Drawn & Quarterly published the manga in North America on June 1, 2008. It was edited and designed by Adrian Tomine. In an interview with Newsarama, Tomine described the process of creating the book as a collaborative one between the publisher, Tatsumi, and Tatsumi's representative. Tomine himself had to make panel-by-panel decisions on the translation of sound effects and whether a panel should be mirrored. For the design of the book, his goal was to "arrive at a design which is attractive and eye-catching, but also one in which the emphasis is placed squarely on Mr. Tatsumi's work."

==Reception==
Jeremy Estes of PopMatters called Tatsumi's imagination "dark and disturbing, but definitely worth the trip." Esters added that Tatsumi's utilitarian art style and clean style of storytelling make the manga easy to follow visually, but its tone of despair can be overwhelming. Bill Randall of The Comics Journal described the manga's stories "as subtle as pissing in someone's face", but acknowledged Tatsumi's place in manga history and the strength of his images.

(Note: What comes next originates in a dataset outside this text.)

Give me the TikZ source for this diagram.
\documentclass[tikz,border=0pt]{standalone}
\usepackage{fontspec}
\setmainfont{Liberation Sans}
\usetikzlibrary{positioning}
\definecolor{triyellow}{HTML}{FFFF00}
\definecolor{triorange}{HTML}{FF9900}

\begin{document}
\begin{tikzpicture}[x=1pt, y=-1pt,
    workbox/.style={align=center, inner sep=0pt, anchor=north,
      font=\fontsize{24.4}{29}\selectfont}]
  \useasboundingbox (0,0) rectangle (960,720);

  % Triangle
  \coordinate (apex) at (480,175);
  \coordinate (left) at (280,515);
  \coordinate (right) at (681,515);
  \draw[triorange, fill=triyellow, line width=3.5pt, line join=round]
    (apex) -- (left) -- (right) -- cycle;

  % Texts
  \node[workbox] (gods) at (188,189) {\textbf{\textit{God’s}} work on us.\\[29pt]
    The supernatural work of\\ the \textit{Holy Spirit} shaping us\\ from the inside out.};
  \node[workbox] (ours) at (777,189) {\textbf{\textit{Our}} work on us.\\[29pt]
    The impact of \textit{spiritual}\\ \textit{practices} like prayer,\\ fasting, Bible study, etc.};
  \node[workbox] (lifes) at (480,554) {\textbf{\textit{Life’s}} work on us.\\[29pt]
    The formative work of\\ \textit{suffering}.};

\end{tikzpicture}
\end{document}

In a starred review, Publishers Weekly observed that Tatsumi tackles difficult subjects, but instead of exploiting, he humanizes his characters. It also called his art masterful in how he varies his style and depicts "graceful motion, grisly suffering and complicated emotion." Gordon Flagg of Booklist noted that the stories in the manga are more political than usual for Tatsumi in their portrayal of postwar Japan, saying of the manga: "Tatsumi's mastery of the visual simplicity of classic manga gives a stark power to these devastating, uncompromising pieces." Richard Rayner of the Los Angeles Times described the stories as "remarkable, amazing" saying that their style is "spare, elliptical and it's sometimes necessary to read two or three times to appreciate the full nightmarish power." Andrew Wheeler of ComicMix preferred the stories translated in Abandon the Old in Tokyo, but still found the stories "Hell" and the titular work to be comparable, calling the manga "a stunning achievement, a collection of dark, realistic stories from a side of the world we rarely see." Calling the manga bleak, Tom Baker of The Daily Yomiuri said that "there's no point in reading such depressing stuff unless it is done very well. And Tatsumi does it excellently."

The manga was nominated for the 2009 Eisner Award for Best Archival Collection/Project—Comic Books.